Immutability ensures records are non-rewriteable and non-erasable, which protects their integrity. Regulators rely on immutability to confirm records have not been altered after the fact. Without it, firms may be unable to defend the authenticity of their records during an exam.
4. What types of records must firms supervise today?
Supervision now extends beyond email. Firms are expected to capture and supervise SMS/text messages, messaging apps, social media, collaboration tools, and other electronic communications, including those used on personal devices when applicable.
5. Why do firms fail exams even when records exist?
Most failures occur due to evidence gaps, not missing data. Firms may have records but lack:
- Preserved audit trails
- Proof that reviews occurred
- Documentation of exceptions and resolutions
When supervision cannot be demonstrated, regulators treat it as if it never happened.
6. Are cloud storage platforms compliant for supervision?
Standard cloud storage platforms are typically not designed for regulatory supervision. They often lack immutability controls, supervisory workflows, exception tracking, and exam-ready retrieval, making it difficult for firms to meet current enforcement standards.
7. What does a defensible supervision program include?
A defensible supervision program typically includes:
- Immutable record preservation
- Retained audit trails of reviews
- Documented notes, escalations, and resolutions
- Exception reports tied to specific records
- Fast, firm-controlled retrieval during exams
These elements allow firms to explain and defend their supervision process confidently.
8. Why do regulators expect firms—not vendors—to control records?
Regulators increasingly hold firms accountable for their own compliance posture. If a firm cannot access, retrieve, or explain its records without vendor involvement, that creates risk. The expectation is clear: firms must be able to defend their records independently.
9. How does a purpose-built supervision platform reduce exam risk?

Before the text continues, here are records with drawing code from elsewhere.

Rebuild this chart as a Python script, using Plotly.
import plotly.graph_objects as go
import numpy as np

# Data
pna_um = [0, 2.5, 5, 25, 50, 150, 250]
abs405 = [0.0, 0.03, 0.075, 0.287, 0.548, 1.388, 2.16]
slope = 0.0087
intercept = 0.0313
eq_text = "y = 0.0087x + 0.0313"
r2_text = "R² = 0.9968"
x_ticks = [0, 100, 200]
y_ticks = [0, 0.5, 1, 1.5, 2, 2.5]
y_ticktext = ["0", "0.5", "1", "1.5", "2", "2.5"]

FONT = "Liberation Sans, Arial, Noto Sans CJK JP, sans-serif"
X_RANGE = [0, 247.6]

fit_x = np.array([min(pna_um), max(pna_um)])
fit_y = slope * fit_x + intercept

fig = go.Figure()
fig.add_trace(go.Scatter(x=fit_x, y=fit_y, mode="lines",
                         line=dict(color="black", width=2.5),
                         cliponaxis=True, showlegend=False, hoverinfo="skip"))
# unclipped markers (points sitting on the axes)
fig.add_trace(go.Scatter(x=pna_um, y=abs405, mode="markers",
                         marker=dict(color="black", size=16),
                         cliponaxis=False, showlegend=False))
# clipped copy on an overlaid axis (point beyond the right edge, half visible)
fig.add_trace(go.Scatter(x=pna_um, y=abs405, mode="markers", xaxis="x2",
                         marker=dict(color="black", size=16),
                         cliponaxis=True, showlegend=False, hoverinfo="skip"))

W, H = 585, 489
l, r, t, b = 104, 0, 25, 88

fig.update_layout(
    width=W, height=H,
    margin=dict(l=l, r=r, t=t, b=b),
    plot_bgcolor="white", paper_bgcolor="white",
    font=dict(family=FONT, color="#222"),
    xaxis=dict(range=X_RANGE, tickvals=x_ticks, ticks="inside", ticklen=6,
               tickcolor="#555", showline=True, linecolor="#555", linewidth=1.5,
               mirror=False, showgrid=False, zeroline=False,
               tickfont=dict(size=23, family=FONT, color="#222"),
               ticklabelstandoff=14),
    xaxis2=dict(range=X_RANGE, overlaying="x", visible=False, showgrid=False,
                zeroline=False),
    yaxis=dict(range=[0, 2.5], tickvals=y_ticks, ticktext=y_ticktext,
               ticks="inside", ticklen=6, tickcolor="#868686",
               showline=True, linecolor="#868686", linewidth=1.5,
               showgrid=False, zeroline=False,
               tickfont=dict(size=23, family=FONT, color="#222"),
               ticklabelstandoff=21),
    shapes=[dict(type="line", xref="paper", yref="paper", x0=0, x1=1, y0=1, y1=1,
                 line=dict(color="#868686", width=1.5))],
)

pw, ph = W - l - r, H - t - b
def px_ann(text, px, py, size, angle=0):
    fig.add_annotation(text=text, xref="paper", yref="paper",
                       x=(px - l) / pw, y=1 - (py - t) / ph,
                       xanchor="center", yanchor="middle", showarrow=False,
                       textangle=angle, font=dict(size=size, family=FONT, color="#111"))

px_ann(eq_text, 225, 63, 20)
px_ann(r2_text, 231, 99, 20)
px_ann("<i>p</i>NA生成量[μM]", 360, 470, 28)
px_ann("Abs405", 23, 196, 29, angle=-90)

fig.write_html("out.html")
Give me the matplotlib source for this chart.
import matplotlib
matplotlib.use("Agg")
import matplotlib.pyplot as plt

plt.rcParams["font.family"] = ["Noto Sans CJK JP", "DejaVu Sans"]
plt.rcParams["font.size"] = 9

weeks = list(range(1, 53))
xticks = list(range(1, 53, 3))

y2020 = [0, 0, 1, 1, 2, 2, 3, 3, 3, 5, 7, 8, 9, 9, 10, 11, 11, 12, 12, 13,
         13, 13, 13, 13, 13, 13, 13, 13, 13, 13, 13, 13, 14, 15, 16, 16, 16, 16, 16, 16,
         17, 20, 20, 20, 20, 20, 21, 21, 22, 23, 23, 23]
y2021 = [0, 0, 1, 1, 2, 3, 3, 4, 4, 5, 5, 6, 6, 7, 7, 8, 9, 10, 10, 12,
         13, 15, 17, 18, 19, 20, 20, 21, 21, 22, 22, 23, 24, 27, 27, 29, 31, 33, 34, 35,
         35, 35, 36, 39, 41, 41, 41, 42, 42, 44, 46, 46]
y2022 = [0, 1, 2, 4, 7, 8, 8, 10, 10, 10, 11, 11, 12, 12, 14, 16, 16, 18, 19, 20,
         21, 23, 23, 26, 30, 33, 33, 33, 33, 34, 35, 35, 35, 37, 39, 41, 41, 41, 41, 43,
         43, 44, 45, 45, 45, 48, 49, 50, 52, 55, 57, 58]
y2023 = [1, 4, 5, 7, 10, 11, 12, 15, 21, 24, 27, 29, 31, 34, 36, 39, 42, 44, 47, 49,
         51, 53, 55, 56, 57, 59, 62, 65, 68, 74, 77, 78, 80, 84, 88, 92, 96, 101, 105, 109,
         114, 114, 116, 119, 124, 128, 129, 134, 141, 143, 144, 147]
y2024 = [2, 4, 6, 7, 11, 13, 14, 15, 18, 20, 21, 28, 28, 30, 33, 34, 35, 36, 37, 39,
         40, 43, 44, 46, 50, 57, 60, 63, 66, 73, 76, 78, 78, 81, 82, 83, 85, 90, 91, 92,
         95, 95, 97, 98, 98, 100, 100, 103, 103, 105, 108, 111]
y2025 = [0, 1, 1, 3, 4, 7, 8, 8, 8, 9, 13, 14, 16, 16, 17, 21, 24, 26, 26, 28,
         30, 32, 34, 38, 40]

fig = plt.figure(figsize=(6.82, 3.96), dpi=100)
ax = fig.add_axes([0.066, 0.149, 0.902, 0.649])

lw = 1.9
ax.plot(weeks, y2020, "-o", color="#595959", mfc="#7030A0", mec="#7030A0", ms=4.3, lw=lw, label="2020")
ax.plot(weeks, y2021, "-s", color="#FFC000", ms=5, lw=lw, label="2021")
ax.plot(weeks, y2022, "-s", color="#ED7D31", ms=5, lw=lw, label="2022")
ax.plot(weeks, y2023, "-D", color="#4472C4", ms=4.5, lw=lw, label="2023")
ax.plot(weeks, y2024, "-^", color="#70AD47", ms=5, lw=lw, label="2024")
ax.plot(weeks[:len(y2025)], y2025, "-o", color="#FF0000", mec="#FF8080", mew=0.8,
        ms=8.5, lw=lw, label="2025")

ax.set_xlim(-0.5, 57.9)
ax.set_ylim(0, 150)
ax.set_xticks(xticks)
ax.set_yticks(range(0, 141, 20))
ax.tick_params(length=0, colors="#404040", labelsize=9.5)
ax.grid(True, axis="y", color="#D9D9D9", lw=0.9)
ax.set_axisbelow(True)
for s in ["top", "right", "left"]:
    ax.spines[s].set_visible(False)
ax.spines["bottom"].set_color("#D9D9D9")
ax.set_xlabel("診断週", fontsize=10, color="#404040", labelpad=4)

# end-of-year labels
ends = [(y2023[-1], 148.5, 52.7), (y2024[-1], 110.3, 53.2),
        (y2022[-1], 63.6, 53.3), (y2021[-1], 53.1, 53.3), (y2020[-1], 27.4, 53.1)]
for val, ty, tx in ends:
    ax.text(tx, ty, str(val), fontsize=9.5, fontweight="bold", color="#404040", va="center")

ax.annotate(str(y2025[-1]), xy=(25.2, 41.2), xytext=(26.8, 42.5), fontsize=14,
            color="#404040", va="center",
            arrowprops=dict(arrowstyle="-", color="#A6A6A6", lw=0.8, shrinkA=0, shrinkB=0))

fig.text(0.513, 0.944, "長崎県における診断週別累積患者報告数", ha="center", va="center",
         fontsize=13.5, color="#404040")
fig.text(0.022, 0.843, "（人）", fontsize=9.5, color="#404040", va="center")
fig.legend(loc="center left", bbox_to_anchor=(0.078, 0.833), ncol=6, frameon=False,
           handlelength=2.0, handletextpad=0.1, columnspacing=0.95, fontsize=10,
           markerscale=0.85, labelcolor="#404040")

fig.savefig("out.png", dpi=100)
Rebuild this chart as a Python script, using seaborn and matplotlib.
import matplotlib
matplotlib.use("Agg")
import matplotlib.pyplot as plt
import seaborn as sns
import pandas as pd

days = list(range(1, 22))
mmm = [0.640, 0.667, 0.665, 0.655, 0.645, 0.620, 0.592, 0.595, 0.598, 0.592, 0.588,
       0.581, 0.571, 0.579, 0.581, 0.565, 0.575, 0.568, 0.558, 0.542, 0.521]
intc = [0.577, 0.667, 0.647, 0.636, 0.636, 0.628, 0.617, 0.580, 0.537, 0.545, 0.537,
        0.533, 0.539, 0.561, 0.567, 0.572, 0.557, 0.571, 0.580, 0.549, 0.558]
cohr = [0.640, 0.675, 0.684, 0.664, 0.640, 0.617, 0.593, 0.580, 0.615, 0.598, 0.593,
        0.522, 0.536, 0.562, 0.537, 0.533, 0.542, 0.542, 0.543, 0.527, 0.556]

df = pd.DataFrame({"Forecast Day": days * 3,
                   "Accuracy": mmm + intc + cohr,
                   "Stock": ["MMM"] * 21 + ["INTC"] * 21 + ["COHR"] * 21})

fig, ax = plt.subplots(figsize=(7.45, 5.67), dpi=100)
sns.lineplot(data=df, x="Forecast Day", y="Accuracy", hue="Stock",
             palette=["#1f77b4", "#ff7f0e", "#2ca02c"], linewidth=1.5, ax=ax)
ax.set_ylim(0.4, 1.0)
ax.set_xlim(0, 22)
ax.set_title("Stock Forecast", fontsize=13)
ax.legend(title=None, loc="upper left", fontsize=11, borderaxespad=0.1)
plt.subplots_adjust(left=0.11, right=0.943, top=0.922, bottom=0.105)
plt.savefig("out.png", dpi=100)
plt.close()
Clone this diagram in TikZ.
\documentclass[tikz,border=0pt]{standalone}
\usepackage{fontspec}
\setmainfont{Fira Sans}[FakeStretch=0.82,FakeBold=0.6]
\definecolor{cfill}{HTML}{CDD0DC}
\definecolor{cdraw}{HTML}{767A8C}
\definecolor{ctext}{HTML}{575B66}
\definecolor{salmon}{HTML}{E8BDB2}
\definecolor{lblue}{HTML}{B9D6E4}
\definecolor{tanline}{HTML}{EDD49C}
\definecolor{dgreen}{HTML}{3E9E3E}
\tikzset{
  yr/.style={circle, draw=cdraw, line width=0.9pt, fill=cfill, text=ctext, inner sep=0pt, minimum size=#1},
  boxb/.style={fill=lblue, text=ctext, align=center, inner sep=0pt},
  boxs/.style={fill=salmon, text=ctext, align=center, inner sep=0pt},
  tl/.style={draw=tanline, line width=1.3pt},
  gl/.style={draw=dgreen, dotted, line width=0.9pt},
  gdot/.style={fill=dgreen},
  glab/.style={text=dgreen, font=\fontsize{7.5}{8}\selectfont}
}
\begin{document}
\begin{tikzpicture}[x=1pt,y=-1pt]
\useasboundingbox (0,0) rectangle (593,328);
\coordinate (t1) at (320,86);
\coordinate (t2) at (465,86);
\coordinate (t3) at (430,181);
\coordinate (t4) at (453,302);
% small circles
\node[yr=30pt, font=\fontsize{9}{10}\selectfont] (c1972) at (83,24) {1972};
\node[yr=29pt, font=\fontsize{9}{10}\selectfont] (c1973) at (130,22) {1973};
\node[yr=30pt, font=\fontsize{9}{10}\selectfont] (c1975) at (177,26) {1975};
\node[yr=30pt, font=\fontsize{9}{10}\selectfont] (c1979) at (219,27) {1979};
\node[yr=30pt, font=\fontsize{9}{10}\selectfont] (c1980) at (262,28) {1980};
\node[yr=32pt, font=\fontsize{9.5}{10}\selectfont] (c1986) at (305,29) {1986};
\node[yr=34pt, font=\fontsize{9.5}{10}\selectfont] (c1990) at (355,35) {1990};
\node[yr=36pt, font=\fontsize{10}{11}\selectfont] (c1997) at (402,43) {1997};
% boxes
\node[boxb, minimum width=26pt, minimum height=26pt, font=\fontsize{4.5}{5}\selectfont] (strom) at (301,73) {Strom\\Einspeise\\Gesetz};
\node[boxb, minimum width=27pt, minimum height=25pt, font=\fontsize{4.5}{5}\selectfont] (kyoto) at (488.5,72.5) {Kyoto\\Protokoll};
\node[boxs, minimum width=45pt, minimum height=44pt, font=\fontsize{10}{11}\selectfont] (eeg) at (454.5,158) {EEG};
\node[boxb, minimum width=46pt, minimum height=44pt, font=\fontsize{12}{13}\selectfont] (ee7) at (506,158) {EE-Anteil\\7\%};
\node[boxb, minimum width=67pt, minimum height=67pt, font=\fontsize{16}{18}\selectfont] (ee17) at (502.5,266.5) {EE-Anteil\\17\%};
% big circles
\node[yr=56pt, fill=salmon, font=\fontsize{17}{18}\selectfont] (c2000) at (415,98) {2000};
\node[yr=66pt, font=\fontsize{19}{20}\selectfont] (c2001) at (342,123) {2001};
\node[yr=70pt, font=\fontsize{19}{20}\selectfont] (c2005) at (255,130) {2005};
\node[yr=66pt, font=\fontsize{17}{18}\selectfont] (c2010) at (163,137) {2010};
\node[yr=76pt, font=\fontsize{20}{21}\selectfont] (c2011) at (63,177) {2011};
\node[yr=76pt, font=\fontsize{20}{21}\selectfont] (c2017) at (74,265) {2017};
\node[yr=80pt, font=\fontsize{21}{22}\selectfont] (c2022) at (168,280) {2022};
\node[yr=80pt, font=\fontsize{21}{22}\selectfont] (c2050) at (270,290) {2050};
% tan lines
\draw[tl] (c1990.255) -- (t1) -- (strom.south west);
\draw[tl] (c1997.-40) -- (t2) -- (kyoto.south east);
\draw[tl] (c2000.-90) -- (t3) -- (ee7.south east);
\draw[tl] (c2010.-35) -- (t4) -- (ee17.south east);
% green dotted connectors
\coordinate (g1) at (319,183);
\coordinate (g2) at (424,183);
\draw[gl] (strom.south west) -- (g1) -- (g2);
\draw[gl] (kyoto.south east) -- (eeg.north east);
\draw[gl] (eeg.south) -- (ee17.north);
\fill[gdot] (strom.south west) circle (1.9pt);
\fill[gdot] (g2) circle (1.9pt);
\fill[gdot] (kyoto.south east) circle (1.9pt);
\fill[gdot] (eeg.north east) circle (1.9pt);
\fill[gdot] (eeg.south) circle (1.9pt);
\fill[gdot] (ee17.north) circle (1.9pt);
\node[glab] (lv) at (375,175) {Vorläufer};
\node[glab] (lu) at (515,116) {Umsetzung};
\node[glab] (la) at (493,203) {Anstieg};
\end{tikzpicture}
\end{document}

Purpose-built platforms are designed to treat records as evidence, not just files. They centralize multi-channel capture, preserve supervisory history, maintain searchable audit trails, and streamline exam production—reducing uncertainty during regulatory reviews.
10. When should a firm reassess its current recordkeeping approach?
A reassessment is warranted if a firm cannot confidently answer:
- Can we prove supervision occurred?
- Can we retrieve records quickly today?
- Can we defend our process without relying on a vendor?
- If those answers are unclear, exam exposure is likely increasing.